GREATER NOIDA/ LLOYD LAW COLLEGE : Five sitting Judges from SAARC Countries Judge the Fourth Prof. N R.Madhava Menon SAARC Law Mooting Competition
SUB TOPIC – Justice Indira Banerjee, Judge Supreme Court of India delivered the Valedictory Address of the Prof. N SAARC Mooting Competition
“The best judgment is the result of the best arguments between the two counsels”:- Justice Indira Banerjee
“Knowledge is not learning facts, but gaining the various aspects of facts through practical application”:- Justice Indira Banerjee
“Lawyering is an art, and a good lawyer is one who becomes adept at it”- Justice Indira Banerjee
“Together only can we achieve the unachievable”:- Justice Indira Banerjee”

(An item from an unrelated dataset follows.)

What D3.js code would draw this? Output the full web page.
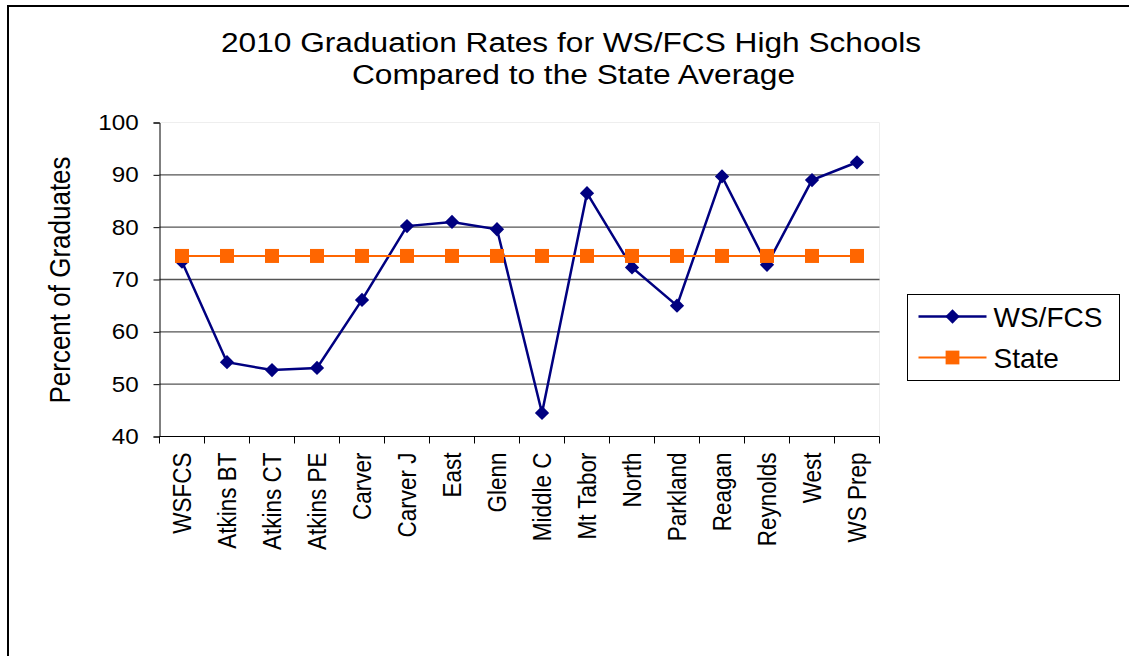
<!DOCTYPE html>
<html>
<head>
<meta charset="utf-8">
<script src="https://cdn.jsdelivr.net/npm/d3@7"></script>
<style>
  body { margin: 0; background: #fff; }
  text { font-family: "Liberation Sans", Arial, sans-serif; fill: #000; }
</style>
</head>
<body>
<svg id="chart" width="1129" height="656"></svg>
<script>
// data
var schools = ["WSFCS", "Atkins BT", "Atkins CT", "Atkins PE", "Carver", "Carver J", "East", "Glenn",
  "Middle C", "Mt Tabor", "North", "Parkland", "Reagan", "Reynolds", "West", "WS Prep"];
var wsfcs = [73.4, 54.2, 52.7, 53.1, 66.1, 80.2, 81.0, 79.6, 44.5, 86.5, 72.3, 65.0, 89.7, 72.8, 89.0, 92.4];
var state = [74.5, 74.5, 74.5, 74.5, 74.5, 74.5, 74.5, 74.5, 74.5, 74.5, 74.5, 74.5, 74.5, 74.5, 74.5, 74.5];
var yTicks = [40, 50, 60, 70, 80, 90, 100];

var svg = d3.select("#chart");

// outer frame, runs off the right and bottom
svg.append("rect")
    .attr("x", 8).attr("y", 6)
    .attr("width", 1140).attr("height", 680)
    .attr("fill", "none").attr("stroke", "#000").attr("stroke-width", 2);

var margin = { top: 122.5, left: 159.5 };
var width = 720, height = 314;

var x = d3.scaleBand().domain(schools).range([0, width]);
var y = d3.scaleLinear().domain([40, 100]).range([height, 0]);

var g = svg.append("g")
    .attr("transform", "translate(" + margin.left + "," + margin.top + ")");

// faint plot edges
g.append("path")
    .attr("d", "M0,0 H" + width + " V" + height)
    .attr("fill", "none").attr("stroke", "#eee");

// gridlines
g.selectAll(".grid").data(yTicks.filter(function(d){ return d > 40 && d < 100; }))
  .enter().append("line")
    .attr("x1", 0).attr("x2", width)
    .attr("y1", function(d){ return y(d); }).attr("y2", function(d){ return y(d); })
    .attr("stroke", "#555").attr("stroke-width", 1.3);

// y axis
var yAxis = d3.axisLeft(y).tickValues(yTicks).tickSize(6).tickPadding(8);
var yG = g.append("g").call(yAxis);
yG.select(".domain").attr("stroke", "#000");
yG.selectAll(".tick line").attr("stroke", "#000");
yG.selectAll(".tick text")
    .attr("x", -19)
    .attr("transform", "scale(1.1,1)")
    .style("font-size", "22px")
    .style("font-family", "Liberation Sans, Arial, sans-serif")
    .attr("fill", "#000");

// x axis, ticks between categories
var xG = g.append("g").attr("transform", "translate(0," + height + ")");
xG.append("line").attr("x1", 0).attr("x2", width).attr("stroke", "#000");
xG.selectAll(".xt").data(schools.concat(["_end"]))
  .enter().append("line")
    .attr("x1", function(d, i){ return i * x.bandwidth(); })
    .attr("x2", function(d, i){ return i * x.bandwidth(); })
    .attr("y1", 0).attr("y2", 7)
    .attr("stroke", "#000");
xG.selectAll(".xl").data(schools)
  .enter().append("text")
    .attr("transform", function(d){
      return "translate(" + (x(d) + x.bandwidth() / 2 + 9) + ",16) scale(1.15,1) rotate(-90)";
    })
    .attr("text-anchor", "end")
    .style("font-size", "22.5px")
    .text(function(d){ return d; });

// series
var line = d3.line()
    .x(function(d, i){ return x(schools[i]) + x.bandwidth() / 2; })
    .y(function(d){ return y(d); });

g.append("path").datum(wsfcs)
    .attr("d", line)
    .attr("fill", "none").attr("stroke", "#000080").attr("stroke-width", 2.5);

g.selectAll(".dia").data(wsfcs)
  .enter().append("path")
    .attr("d", d3.symbol().type(d3.symbolDiamond2).size(130))
    .attr("transform", function(d, i){
      return "translate(" + (x(schools[i]) + x.bandwidth() / 2) + "," + y(d) + ")";
    })
    .attr("fill", "#000080");

g.append("path").datum(state)
    .attr("d", line)
    .attr("fill", "none").attr("stroke", "#FF6600").attr("stroke-width", 2);

g.selectAll(".sq").data(state)
  .enter().append("rect")
    .attr("x", function(d, i){ return x(schools[i]) + x.bandwidth() / 2 - 7; })
    .attr("y", function(d){ return y(d) - 7; })
    .attr("width", 14).attr("height", 14)
    .attr("fill", "#FF6600");

// title
svg.append("text")
    .attr("x", 221).attr("y", 52)
    .attr("textLength", 700).attr("lengthAdjust", "spacingAndGlyphs")
    .style("font-size", "27px")
    .text("2010 Graduation Rates for WS/FCS High Schools");
svg.append("text")
    .attr("x", 352).attr("y", 84)
    .attr("textLength", 443).attr("lengthAdjust", "spacingAndGlyphs")
    .style("font-size", "27px")
    .text("Compared to the State Average");

// y axis title
svg.append("text")
    .attr("transform", "translate(70,280) scale(1.1,1) rotate(-90)")
    .attr("text-anchor", "middle")
    .style("font-size", "26px")
    .text("Percent of Graduates");

// legend
var legend = svg.append("g").attr("transform", "translate(907.5,294.5)");
legend.append("rect")
    .attr("width", 212).attr("height", 86)
    .attr("fill", "#fff").attr("stroke", "#000").attr("stroke-width", 1);

var legendItems = [
  { label: "WS/FCS", color: "#000080", shape: "diamond" },
  { label: "State", color: "#FF6600", shape: "square" }
];
var rows = legend.selectAll(".item").data(legendItems)
  .enter().append("g")
    .attr("transform", function(d, i){ return "translate(0," + (22 + i * 41) + ")"; });
rows.append("line")
    .attr("x1", 11).attr("x2", 79)
    .attr("stroke", function(d){ return d.color; })
    .attr("stroke-width", function(d){ return d.shape === "diamond" ? 2.5 : 2; });
rows.append("path")
    .attr("d", function(d){
      return d.shape === "diamond"
        ? d3.symbol().type(d3.symbolDiamond2).size(130)()
        : d3.symbol().type(d3.symbolSquare).size(190)();
    })
    .attr("transform", "translate(45,0)")
    .attr("fill", function(d){ return d.color; });
rows.append("text")
    .attr("x", 86).attr("y", 10)
    .style("font-size", "28px")
    .text(function(d){ return d.label; });
</script>
</body>
</html>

Lloyd Law College organized the Fourth Prof. N R.Madhava Menon SAARC Law Mooting Competition and Law Students’ Conference 2018-19. The four day event ended with the Valedictory Address by Justice Indira Banerjee. The event witnessed a galaxy of Supreme Court judges from Nepal, Bangladesh, Sri Lanka and India. The High Court judges too witnessed and judged the competition which has 18 teams competing from across SAARC countries.
Justice Indira Banerjee delivered the Valedictory Address of the competition. She said that it is the judiciary which creates a balance in the country. She said that the youngsters who are studying law are the future of this country. Appreciating the efforts done by the colleges today she said that at her time the students were responsible for their own future. Addressing the students of law from Afghanistan Bangladesh, Bhutan, Nepal, Sri Lanka, and India she said, “The best judgment is an outcome of the best arguments on either side.” Mentioning the Constitution’s Preamble she said, “’We the people’ itself mentions that we have to be one, together.” Adding to it she emphasized that it is only when we unite can we achieve the unachievable. Taking amidst sitting judges from Sri Lanka, Nepal and Bangladesh she said that India believes in vasudev kutumbakam and we must all work together and stand together at this crucial time the world is in. She appreciated the young mooters who work on a fictional case but are well prepared with their arguments and questions, and added that had she ever had such a case she would have taken years to solve it. Talking about the number and percentage of women judges in the Supreme Court and in the lawyers’ profession, she said that it has always been tough to compete in the profession because of the time a women could find difficult to devote. With the number of girls in this profession today she felt hopeful about the percentage representation. She wished to see 50% females in the law profession and as judges.
Sapna Pradhan Malla, Judge, Supreme Court of Nepal said that the mooting competition not just enhances knowledge but also helps students create a positive mindset which in future will help young students become good lawyers.